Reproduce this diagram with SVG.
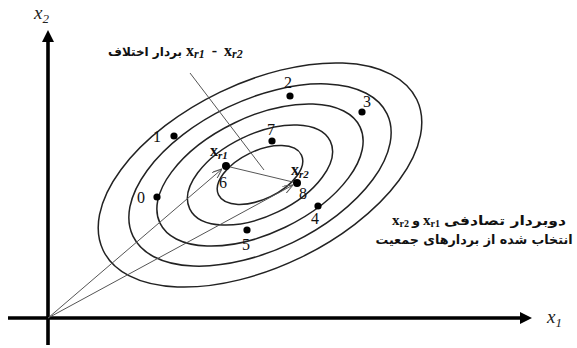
<svg xmlns="http://www.w3.org/2000/svg" width="577" height="348" viewBox="0 0 577 348">
<style>
.ring{fill:none;stroke:#222;stroke-width:1.5}
.axis{stroke:#000;stroke-width:3.6;fill:none}
.vec{stroke:#555;stroke-width:1;fill:none}
.dot{fill:#000}
.num{font-family:"Liberation Serif",serif;font-size:16px;fill:#111}
.lat{font-family:"Liberation Serif",serif;font-weight:bold;fill:#111}
.fa{font-family:"DejaVu Sans",sans-serif;font-weight:bold;fill:#111;text-anchor:middle}
.ax{font-family:"Liberation Serif",serif;font-style:italic;fill:#222}
</style>
<defs>
<marker id="big" viewBox="0 0 12 12" refX="2" refY="6" markerWidth="12" markerHeight="12" markerUnits="userSpaceOnUse" orient="auto">
<path d="M0,0 L12,6 L0,12 Z" fill="#000"/>
</marker>
<marker id="thin" viewBox="0 0 10 8" refX="10" refY="4" markerWidth="10" markerHeight="8" markerUnits="userSpaceOnUse" orient="auto">
<path d="M0,0 L10,4 L0,8" fill="none" stroke="#555" stroke-width="1"/>
</marker>
</defs>

<g id="contours" transform="translate(260,175) rotate(-25.7)">
<ellipse class="ring" rx="174" ry="92"/>
<ellipse class="ring" rx="141" ry="75"/>
<ellipse class="ring" rx="111" ry="58"/>
<ellipse class="ring" rx="78" ry="41"/>
<ellipse class="ring" rx="46" ry="24"/>
</g>

<g id="connectors">
<line class="axis" x1="48" y1="345" x2="48" y2="40" marker-end="url(#big)"/>
<line class="axis" x1="8" y1="318" x2="522" y2="318" marker-end="url(#big)"/>
<line class="vec" x1="48" y1="318" x2="222" y2="169" marker-end="url(#thin)"/>
<line class="vec" x1="48" y1="318" x2="293" y2="185" marker-end="url(#thin)"/>
<line class="vec" x1="226" y1="166" x2="297" y2="183"/>
<line class="vec" x1="190" y1="73" x2="264" y2="170"/>
</g>

<g id="axis-labels">
<text class="ax" x="34" y="19" font-size="19">x<tspan font-size="13" dy="4">2</tspan></text>
<text class="ax" x="547" y="323" font-size="19">x<tspan font-size="13" dy="4">1</tspan></text>
</g>

<g id="p0"><circle class="dot" cx="157" cy="197" r="3.6"/><text class="num" x="137" y="203">0</text></g>
<g id="p1"><circle class="dot" cx="174" cy="136" r="3.6"/><text class="num" x="153" y="142">1</text></g>
<g id="p2"><circle class="dot" cx="290" cy="96" r="3.6"/><text class="num" x="284" y="88">2</text></g>
<g id="p3"><circle class="dot" cx="362" cy="112" r="3.6"/><text class="num" x="363" y="107">3</text></g>
<g id="p4"><circle class="dot" cx="318" cy="206" r="3.6"/><text class="num" x="311" y="224">4</text></g>
<g id="p5"><circle class="dot" cx="247" cy="230" r="3.6"/><text class="num" x="242" y="250">5</text></g>
<g id="p7"><circle class="dot" cx="272" cy="141" r="3.6"/><text class="num" x="267" y="135">7</text></g>
<g id="xr1">
<circle class="dot" cx="226" cy="166" r="4"/>
<text class="lat" x="210" y="156" font-size="16">x<tspan font-size="11" font-style="italic" dy="3">r1</tspan></text>
<text class="num" x="219" y="188">6</text>
</g>
<g id="xr2">
<circle class="dot" cx="297" cy="183" r="4"/>
<text class="lat" x="291" y="175" font-size="16">x<tspan font-size="11" font-style="italic" dy="3">r2</tspan></text>
<text class="num" x="299" y="199">8</text>
</g>

<g id="label-diff">
<text class="fa" x="145" y="56" font-size="12">بردار اختلاف</text>
<text class="lat" x="186" y="56" font-size="16" word-spacing="3">x<tspan font-size="12" font-style="italic" dy="2">r1</tspan><tspan dy="-2"> - x</tspan><tspan font-size="12" font-style="italic" dy="2">r2</tspan></text>
</g>

<g id="label-random">
<text class="lat" x="392" y="225" font-size="15">x<tspan font-size="10" dy="2">r2</tspan></text>
<text class="fa" x="416" y="225" font-size="13">و</text>
<text class="lat" x="423" y="225" font-size="15">x<tspan font-size="10" dy="2">r1</tspan></text>
<text class="fa" transform="translate(505,225) scale(1.2,1)" font-size="13">دوبردار تصادفی</text>
<text class="fa" x="474" y="244" font-size="12.7">انتخاب شده از بردارهای جمعیت</text>
</g>
</svg>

## Exercise details
Every line above should be returned exactly; the pictures stay out.

## Task answer
Reproduce this diagram with SVG.
<svg xmlns="http://www.w3.org/2000/svg" width="577" height="348" viewBox="0 0 577 348">
<style>
.ring{fill:none;stroke:#222;stroke-width:1.5}
.axis{stroke:#000;stroke-width:3.6;fill:none}
.vec{stroke:#555;stroke-width:1;fill:none}
.dot{fill:#000}
.num{font-family:"Liberation Serif",serif;font-size:16px;fill:#111}
.lat{font-family:"Liberation Serif",serif;font-weight:bold;fill:#111}
.fa{font-family:"DejaVu Sans",sans-serif;font-weight:bold;fill:#111;text-anchor:middle}
.ax{font-family:"Liberation Serif",serif;font-style:italic;fill:#222}
</style>
<defs>
<marker id="big" viewBox="0 0 12 12" refX="2" refY="6" markerWidth="12" markerHeight="12" markerUnits="userSpaceOnUse" orient="auto">
<path d="M0,0 L12,6 L0,12 Z" fill="#000"/>
</marker>
<marker id="thin" viewBox="0 0 10 8" refX="10" refY="4" markerWidth="10" markerHeight="8" markerUnits="userSpaceOnUse" orient="auto">
<path d="M0,0 L10,4 L0,8" fill="none" stroke="#555" stroke-width="1"/>
</marker>
</defs>

<g id="contours" transform="translate(260,175) rotate(-25.7)">
<ellipse class="ring" rx="174" ry="92"/>
<ellipse class="ring" rx="141" ry="75"/>
<ellipse class="ring" rx="111" ry="58"/>
<ellipse class="ring" rx="78" ry="41"/>
<ellipse class="ring" rx="46" ry="24"/>
</g>

<g id="connectors">
<line class="axis" x1="48" y1="345" x2="48" y2="40" marker-end="url(#big)"/>
<line class="axis" x1="8" y1="318" x2="522" y2="318" marker-end="url(#big)"/>
<line class="vec" x1="48" y1="318" x2="222" y2="169" marker-end="url(#thin)"/>
<line class="vec" x1="48" y1="318" x2="293" y2="185" marker-end="url(#thin)"/>
<line class="vec" x1="226" y1="166" x2="297" y2="183"/>
<line class="vec" x1="190" y1="73" x2="264" y2="170"/>
</g>

<g id="axis-labels">
<text class="ax" x="34" y="19" font-size="19">x<tspan font-size="13" dy="4">2</tspan></text>
<text class="ax" x="547" y="323" font-size="19">x<tspan font-size="13" dy="4">1</tspan></text>
</g>

<g id="p0"><circle class="dot" cx="157" cy="197" r="3.6"/><text class="num" x="137" y="203">0</text></g>
<g id="p1"><circle class="dot" cx="174" cy="136" r="3.6"/><text class="num" x="153" y="142">1</text></g>
<g id="p2"><circle class="dot" cx="290" cy="96" r="3.6"/><text class="num" x="284" y="88">2</text></g>
<g id="p3"><circle class="dot" cx="362" cy="112" r="3.6"/><text class="num" x="363" y="107">3</text></g>
<g id="p4"><circle class="dot" cx="318" cy="206" r="3.6"/><text class="num" x="311" y="224">4</text></g>
<g id="p5"><circle class="dot" cx="247" cy="230" r="3.6"/><text class="num" x="242" y="250">5</text></g>
<g id="p7"><circle class="dot" cx="272" cy="141" r="3.6"/><text class="num" x="267" y="135">7</text></g>
<g id="xr1">
<circle class="dot" cx="226" cy="166" r="4"/>
<text class="lat" x="210" y="156" font-size="16">x<tspan font-size="11" font-style="italic" dy="3">r1</tspan></text>
<text class="num" x="219" y="188">6</text>
</g>
<g id="xr2">
<circle class="dot" cx="297" cy="183" r="4"/>
<text class="lat" x="291" y="175" font-size="16">x<tspan font-size="11" font-style="italic" dy="3">r2</tspan></text>
<text class="num" x="299" y="199">8</text>
</g>

<g id="label-diff">
<text class="fa" x="145" y="56" font-size="12">بردار اختلاف</text>
<text class="lat" x="186" y="56" font-size="16" word-spacing="3">x<tspan font-size="12" font-style="italic" dy="2">r1</tspan><tspan dy="-2"> - x</tspan><tspan font-size="12" font-style="italic" dy="2">r2</tspan></text>
</g>

<g id="label-random">
<text class="lat" x="392" y="225" font-size="15">x<tspan font-size="10" dy="2">r2</tspan></text>
<text class="fa" x="416" y="225" font-size="13">و</text>
<text class="lat" x="423" y="225" font-size="15">x<tspan font-size="10" dy="2">r1</tspan></text>
<text class="fa" transform="translate(505,225) scale(1.2,1)" font-size="13">دوبردار تصادفی</text>
<text class="fa" x="474" y="244" font-size="12.7">انتخاب شده از بردارهای جمعیت</text>
</g>
</svg>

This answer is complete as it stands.